---- STORED DATA

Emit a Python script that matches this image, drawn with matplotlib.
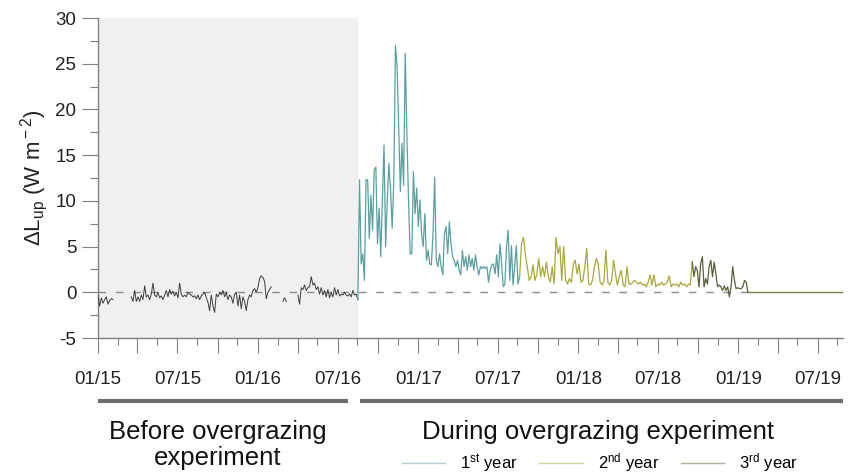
import numpy as np
import pandas as pd
import matplotlib
matplotlib.use("Agg")
import matplotlib.pyplot as plt
import matplotlib.dates as mdates
from matplotlib.lines import Line2D

plt.rcParams['font.family'] = ['Liberation Sans', 'DejaVu Sans']
plt.rcParams['mathtext.fontset'] = 'custom'
plt.rcParams['mathtext.rm'] = 'Liberation Sans'
plt.rcParams['mathtext.it'] = 'Liberation Sans:italic'
plt.rcParams['axes.unicode_minus'] = False

# ---- data (W m-2) ----
nan = np.nan
pre_start, pre_end = "2015-01-01", "2016-08-16"
pre_vals = [
    -0.3, -1.5, -0.6, -1.2, -0.8, -0.5, -1.3, -0.9, -0.7, -0.8,
    nan, nan, nan, nan, nan, nan, nan, nan, nan, nan,
    -0.5, -1.0, 0.2, -1.0, -0.5, -1.0, -0.3, -0.8, 0.7, -0.5,
    -0.3, -0.8, -0.2, 1.0, -0.3, -0.5, 0.0, -0.6, -0.4, -0.8,
    -0.3, 0.2, -0.5, 0.3, -0.2, 0.1, -0.4, 0.0, -0.6, 1.0,
    -0.2, -0.5, -0.3, -0.5, 0.0, -0.2, -0.3, -0.5, -0.4, -0.7,
    -0.3, -0.8, -0.4, -0.2, 0.0, -0.6, -1.1, -2.0, -0.3, -1.5,
    -2.2, -0.2, -0.5, 0.0, -0.3, 0.2, -0.5, 0.0, -0.8, -0.3,
    -0.5, -1.2, -0.2, 0.0, -1.5, -0.3, -1.8, -0.5, -1.0, -2.0,
    -0.8, -0.3, -0.5, 0.2, 0.4, 0.0, 0.5, 1.5, 1.8, 1.6,
    1.2, -0.7, 0.0, 0.3, 0.6,
    nan, nan, nan, nan, nan, nan,
    -1.0, -0.6, -1.0,
    nan, nan, nan, nan, nan, nan,
    -0.3, -1.3, 0.5, 0.3, 0.8, 0.2, 0.5, 0.6, 1.7, 0.8,
    1.0, 0.3, 0.6, -0.2, 0.5, -0.3, 0.2, -0.5, 0.3, -0.6,
    0.0, -0.5, 0.5, -0.3, 0.3, -0.4, -0.2, -0.3, 0.0, -0.3,
    -0.4, -0.2, -0.5, 0.2, -0.3, -0.2, -0.8,
]

y1_start, y1_end = "2016-08-16", "2017-08-20"
year1_vals = [
    -0.8, 12.3, 3.1, 4.2, 1.3, 12.3, 12.3, 5.9, 10.6, 6.8,
    13.4, 13.7, 5.3, 9.2, 3.9, 10.1, 16.1, 5.0, 10.1, 14.1,
    11.2, 7.0, 12.3, 27.0, 24.7, 18.1, 11.0, 16.3, 11.7, 26.1,
    17.4, 10.1, 4.2, 4.2, 13.2, 8.6, 11.4, 7.2, 10.1, 6.4,
    5.0, 8.6, 3.5, 4.6, 3.1, 3.0, 6.4, 12.6, 3.5, 2.8,
    4.2, 2.8, 1.9, 6.4, 7.2, 4.2, 7.7, 5.3, 3.9, 3.5,
    2.8, 3.5, 2.4, 1.9, 4.6, 2.8, 3.9, 2.4, 4.1, 2.8,
    3.7, 2.4, 4.1, 2.8, 1.9, 2.8, 2.6, 2.8, 2.6, 2.8,
    1.1, 2.4, 3.0, 3.1, 2.0, 4.1, 1.7, 5.3, 3.1, 0.6,
    0.9, 5.0, 6.8, 1.3, 5.1, 0.8, 2.8, 5.1, 0.9, 1.7,
]

y2_start, y2_end = "2017-08-20", "2018-09-18"
year2_vals = [
    1.7, 5.3, 6.0, 4.2, 2.8, 1.3, 1.7, 3.0, 1.3, 2.0,
    3.7, 1.7, 2.8, 1.7, 3.3, 1.7, 1.1, 2.8, 0.9, 6.0,
    4.2, 5.0, 1.3, 5.0, 1.3, 0.9, 1.5, 1.1, 3.1, 3.5,
    2.0, 3.1, 1.1, 1.3, 2.8, 4.8, 0.9, 0.8, 1.3, 2.8,
    3.7, 3.1, 1.1, 0.8, 1.3, 4.6, 1.1, 0.8, 1.3, 3.5,
    2.0, 0.8, 1.7, 2.4, 0.8, 0.6, 2.8, 0.9, 0.9, 1.1,
    1.3, 1.1, 0.9, 1.1, 0.8, 0.9, 0.6, 1.1, 1.9, 0.8,
    1.9, 0.6, 0.9, 0.8, 1.1, 0.8, 0.9, 1.1, 1.8, 0.6,
    0.9, 0.8, 0.9, 0.6, 1.1, 0.8, 0.9, 0.6, 0.9, 0.8,
    3.3,
]

y3_start, y3_end = "2018-09-18", "2019-01-23"
year3_vals = [
    3.3, 1.7, 2.8, 2.4, 0.6, 3.1, 3.9, 0.6, 1.5, 0.9,
    2.8, 3.5, 1.7, 3.3, 2.0, 0.6, 0.8, 0.6, 0.2, 0.7,
    0.2, 0.6, -0.5, 0.6, 2.8, 1.3, 0.4, 0.5, 0.4, 0.4,
    0.6, 1.3, 1.1, 0.0,
]

tail_dates = ["2019-01-23", "2019-08-28"]
tail_vals = [0.0, 0.0]

x_min, x_max = "2015-01-01", "2019-08-28"
bar_before = ("2015-01-01", "2016-07-24")
bar_during = ("2016-08-20", "2019-08-28")

c_pre = '#3c3c3c'
c_y1 = '#5b9fa1'
c_y2 = '#a9a83a'
c_y3 = '#5f5e3c'

fig = plt.figure(figsize=(8.51, 4.75), dpi=100)
ax = fig.add_axes([98 / 851, 1 - 338 / 475, 745 / 851, 320 / 475])

def dates(a, b, n):
    return pd.date_range(a, b, periods=n)

ax.axvspan(pd.Timestamp(pre_start), pd.Timestamp(pre_end), color='#f0f0f0', zorder=0, lw=0)
ax.plot([pd.Timestamp(x_min), pd.Timestamp(y3_end)], [0, 0], color='#8c8c8c', lw=1.0,
        dashes=(5.5, 7), zorder=1)

ax.plot(dates(pre_start, pre_end, len(pre_vals)), pre_vals, color=c_pre, lw=0.7, zorder=3)
ax.plot(dates(y1_start, y1_end, len(year1_vals)), year1_vals, color=c_y1, lw=0.9, zorder=3)
ax.plot(dates(y2_start, y2_end, len(year2_vals)), year2_vals, color=c_y2, lw=0.9, zorder=3)
ax.plot(dates(y3_start, y3_end, len(year3_vals)), year3_vals, color=c_y3, lw=0.9, zorder=3)
ax.plot(pd.to_datetime(tail_dates), tail_vals, color='#7d7c4c', lw=1.0, zorder=3)

ax.set_xlim(pd.Timestamp(x_min), pd.Timestamp(x_max))
ax.set_ylim(-5, 30)

# axes styling
for s in ['top', 'right']:
    ax.spines[s].set_visible(False)
for s in ['left', 'bottom']:
    ax.spines[s].set_color('#808080')
    ax.spines[s].set_linewidth(1.0)

ax.set_yticks(np.arange(-5, 31, 5))
ax.set_yticks(np.arange(-2.5, 30, 5), minor=True)
ax.tick_params(axis='y', which='major', length=11.5, width=0.8, color='#808080',
               labelsize=13.5, pad=4, labelcolor='#222222')
ax.tick_params(axis='y', which='minor', length=5.5, width=0.8, color='#808080')

ax.xaxis.set_major_locator(mdates.MonthLocator(bymonth=[1, 4, 7, 10]))
ax.xaxis.set_minor_locator(mdates.MonthLocator(bymonth=[2, 5, 8, 11], bymonthday=15))

def fmt(x, pos):
    d = mdates.num2date(x)
    return d.strftime('%m/%y') if d.month in (1, 7) else ''

ax.xaxis.set_major_formatter(plt.FuncFormatter(fmt))
ax.tick_params(axis='x', which='major', length=11, width=0.8, color='#808080',
               labelsize=13.5, pad=13, labelcolor='#222222')
ax.tick_params(axis='x', which='minor', length=5, width=0.8, color='#808080')

ax.set_ylabel(r'$\Delta$L$_{\rm up}$ (W m$^{\rm -2}$)', fontsize=16, color='#222222', labelpad=4)

# period bars and captions below the axis
tr = ax.get_xaxis_transform()
for a, b in (bar_before, bar_during):
    ax.plot([pd.Timestamp(a), pd.Timestamp(b)], [-0.197, -0.197], transform=tr,
            color='#6e6e6e', lw=3, solid_capstyle='butt', clip_on=False)

ax.text(pd.Timestamp("2015-10-01"), -0.255, 'Before overgrazing\nexperiment', transform=tr,
        ha='center', va='top', fontsize=18.5, color='#111111', linespacing=1.1)
ax.text(pd.Timestamp("2018-02-15"), -0.255, 'During overgrazing experiment', transform=tr,
        ha='center', va='top', fontsize=18.5, color='#111111')

handles = [Line2D([], [], color=c, lw=1.0, alpha=0.5) for c in (c_y1, c_y2, c_y3)]
labels = ['1$^{\\rm st}$ year', '2$^{\\rm nd}$ year', '3$^{\\rm rd}$ year']
fig.legend(handles, labels, loc='center', bbox_to_anchor=(600 / 851, 1 - 463 / 475),
           ncol=3, frameon=False, fontsize=12, handlelength=2.6, handletextpad=0.9,
           columnspacing=1.3, borderpad=0, borderaxespad=0)

fig.savefig('out.png', dpi=100)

--------

> [DESCRIPTION OF THE TASK] Repeat only the lines from the beginning of the material through the line containing "from matplotlib.lines import Line2D", both ends kept, leaving pictures out.

> [TASK SOLUTION]
Emit a Python script that matches this image, drawn with matplotlib.
import numpy as np
import pandas as pd
import matplotlib
matplotlib.use("Agg")
import matplotlib.pyplot as plt
import matplotlib.dates as mdates
from matplotlib.lines import Line2D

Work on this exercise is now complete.